▶ [PROMPT]: Leaving the pictures out, print the lines from the first line of the listing through the line containing "0.07, 0.03, 0.0];", exactly as they read, and no others.

▶ [RECORDED INFORMATION]:

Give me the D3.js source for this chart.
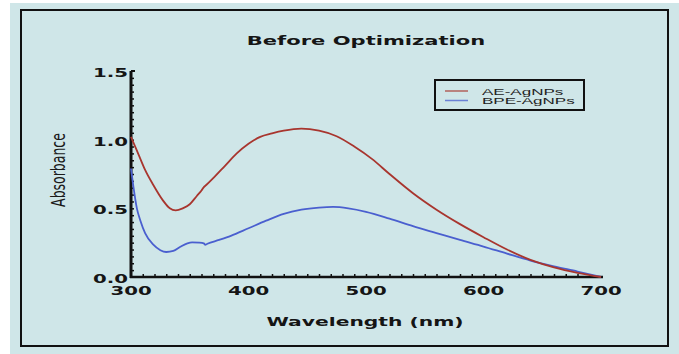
<!DOCTYPE html>
<html>
<head>
<meta charset="utf-8">
<script src="https://cdn.jsdelivr.net/npm/d3@7"></script>
<style>
  html, body { margin: 0; padding: 0; background: #ffffff; }
  #plot { width: 679px; height: 354px; }
</style>
</head>
<body>
<div id="plot"></div>
<script>
// Spectra
const wlAE = [300, 303, 307, 312, 319, 327, 333, 338, 344, 350, 356, 360, 362, 364, 370, 380, 390, 400, 410, 420, 430, 445, 460, 475, 490, 505, 520, 540, 560, 580, 600, 620, 640, 660, 680, 700];
const absAE = [1.02, 0.96, 0.88, 0.78, 0.67, 0.56, 0.50, 0.485, 0.50, 0.53, 0.59, 0.63, 0.655, 0.67, 0.72, 0.81, 0.90, 0.97, 1.02, 1.045, 1.065, 1.08, 1.065, 1.025, 0.95, 0.86, 0.75, 0.61, 0.49, 0.385, 0.29, 0.20, 0.125, 0.07, 0.03, 0.0];

const wlBPE = [300, 302, 305, 308, 312, 319, 325, 330, 336, 342, 348, 352, 358, 362, 363, 365, 375, 385, 400, 415, 430, 445, 460, 472, 485, 500, 520, 540, 560, 580, 600, 620, 640, 660, 680, 700];
const absBPE = [0.79, 0.66, 0.50, 0.41, 0.32, 0.235, 0.195, 0.182, 0.19, 0.22, 0.245, 0.252, 0.25, 0.245, 0.235, 0.242, 0.27, 0.30, 0.355, 0.41, 0.46, 0.49, 0.505, 0.51, 0.50, 0.475, 0.425, 0.37, 0.32, 0.27, 0.222, 0.17, 0.12, 0.078, 0.04, 0.0];

const seriesNames = ["AE-AgNPs", "BPE-AgNPs"];
const seriesColors = ["#a8352e", "#4a5fcf"];
const xTicks = [300, 400, 500, 600, 700];
const yTicks = [0, 0.5, 1.0, 1.5];

const width = 679;
const height = 354;
const stretch = 1.65; // the source picture is squeezed wide, text looks stretched

const svg = d3.select("#plot")
    .append("svg")
    .attr("width", width)
    .attr("height", height)
    .attr("viewBox", [0, 0, width, height]);

// panel background + frame
svg.append("rect")
    .attr("x", 10).attr("y", 3)
    .attr("width", width - 10).attr("height", height - 3)
    .attr("fill", "#cfe6e8");
svg.append("rect")
    .attr("x", 21).attr("y", 10)
    .attr("width", 647).attr("height", 336)
    .attr("fill", "none")
    .attr("stroke", "#111")
    .attr("stroke-width", 2);

const x = d3.scaleLinear().domain([300, 700]).range([131, 601]);
const y = d3.scaleLinear().domain([0, 1.5]).range([277, 71]);

// helper for horizontally stretched text
function stext(tx, ty, str, opts) {
    const t = svg.append("text")
        .attr("transform", `translate(${tx},${ty}) scale(${opts.sx || stretch},1)` + (opts.rot ? ` rotate(${opts.rot})` : ""))
        .attr("text-anchor", opts.anchor || "middle")
        .attr("font-family", opts.family || "DejaVu Sans")
        .attr("font-weight", opts.weight || "bold")
        .attr("font-size", opts.size)
        .attr("fill", opts.fill || "#151515")
        .text(str);
    return t;
}

// minor ticks, inside
const minorX = svg.append("g")
    .attr("transform", `translate(0,${y(0)})`)
    .call(d3.axisBottom(x).tickValues(d3.range(310, 700, 10)).tickSize(-3).tickFormat(""));
minorX.select(".domain").remove();
minorX.selectAll("line").attr("stroke", "#111").attr("stroke-width", 1.5);

const minorY = svg.append("g")
    .attr("transform", `translate(${x(300)},0)`)
    .call(d3.axisLeft(y).tickValues(d3.range(0.05, 1.5, 0.05)).tickSize(-3).tickFormat(""));
minorY.select(".domain").remove();
minorY.selectAll("line").attr("stroke", "#111").attr("stroke-width", 1.5);

// axis lines
svg.append("line")
    .attr("x1", x(300) - 1).attr("x2", x(700) + 2)
    .attr("y1", y(0)).attr("y2", y(0))
    .attr("stroke", "#111").attr("stroke-width", 2.5);
svg.append("line")
    .attr("x1", x(300)).attr("x2", x(300))
    .attr("y1", y(1.5)).attr("y2", y(0) + 1)
    .attr("stroke", "#111").attr("stroke-width", 3);
svg.append("line")
    .attr("x1", x(300)).attr("x2", x(300) + 4)
    .attr("y1", y(1.5)).attr("y2", y(1.5))
    .attr("stroke", "#111").attr("stroke-width", 2);

// tick labels
xTicks.forEach(v => stext(x(v), 295, String(v), {size: 11.5, sx: 1.72}));
yTicks.forEach(v => stext(x(300) - 3, y(v) + 6, d3.format(".1f")(v), {size: 11.5, sx: 1.72, anchor: "end"}));

// titles
stext(366, 45, "Before Optimization", {size: 13, sx: 1.62});
stext(365, 326, "Wavelength (nm)", {size: 12, sx: 1.69});
stext(65, 170, "Absorbance", {size: 12.5, sx: 1.6, weight: "normal", rot: -90, fill: "#1a1a1a"});

// curves
const line = d3.line()
    .curve(d3.curveMonotoneX)
    .x(d => x(d[0]))
    .y(d => y(d[1]));

const curves = [
    d3.zip(wlAE, absAE),
    d3.zip(wlBPE, absBPE)
];

svg.append("g")
    .attr("fill", "none")
    .attr("stroke-width", 1.8)
    .attr("stroke-linejoin", "round")
    .selectAll("path")
    .data([1, 0])
    .join("path")
    .attr("stroke", i => seriesColors[i])
    .attr("d", i => line(curves[i]));

// legend
svg.append("rect")
    .attr("x", 435).attr("y", 80)
    .attr("width", 149).attr("height", 30)
    .attr("fill", "none")
    .attr("stroke", "#111")
    .attr("stroke-width", 2);

seriesNames.forEach((name, i) => {
    const ly = 91 + i * 9.5;
    svg.append("line")
        .attr("x1", 445).attr("x2", 468)
        .attr("y1", ly).attr("y2", ly)
        .attr("stroke", seriesColors[i])
        .attr("stroke-opacity", 0.75)
        .attr("stroke-width", 1.5);
    stext(482, ly + 3.5, name, {size: 9.2, sx: 1.85, anchor: "start", family: "Liberation Sans", weight: "normal", fill: "#222"});
});
</script>
</body>
</html>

▶ [SOLUTION FOR THIS PROBLEM]:
Give me the D3.js source for this chart.
<!DOCTYPE html>
<html>
<head>
<meta charset="utf-8">
<script src="https://cdn.jsdelivr.net/npm/d3@7"></script>
<style>
  html, body { margin: 0; padding: 0; background: #ffffff; }
  #plot { width: 679px; height: 354px; }
</style>
</head>
<body>
<div id="plot"></div>
<script>
// Spectra
const wlAE = [300, 303, 307, 312, 319, 327, 333, 338, 344, 350, 356, 360, 362, 364, 370, 380, 390, 400, 410, 420, 430, 445, 460, 475, 490, 505, 520, 540, 560, 580, 600, 620, 640, 660, 680, 700];
const absAE = [1.02, 0.96, 0.88, 0.78, 0.67, 0.56, 0.50, 0.485, 0.50, 0.53, 0.59, 0.63, 0.655, 0.67, 0.72, 0.81, 0.90, 0.97, 1.02, 1.045, 1.065, 1.08, 1.065, 1.025, 0.95, 0.86, 0.75, 0.61, 0.49, 0.385, 0.29, 0.20, 0.125, 0.07, 0.03, 0.0];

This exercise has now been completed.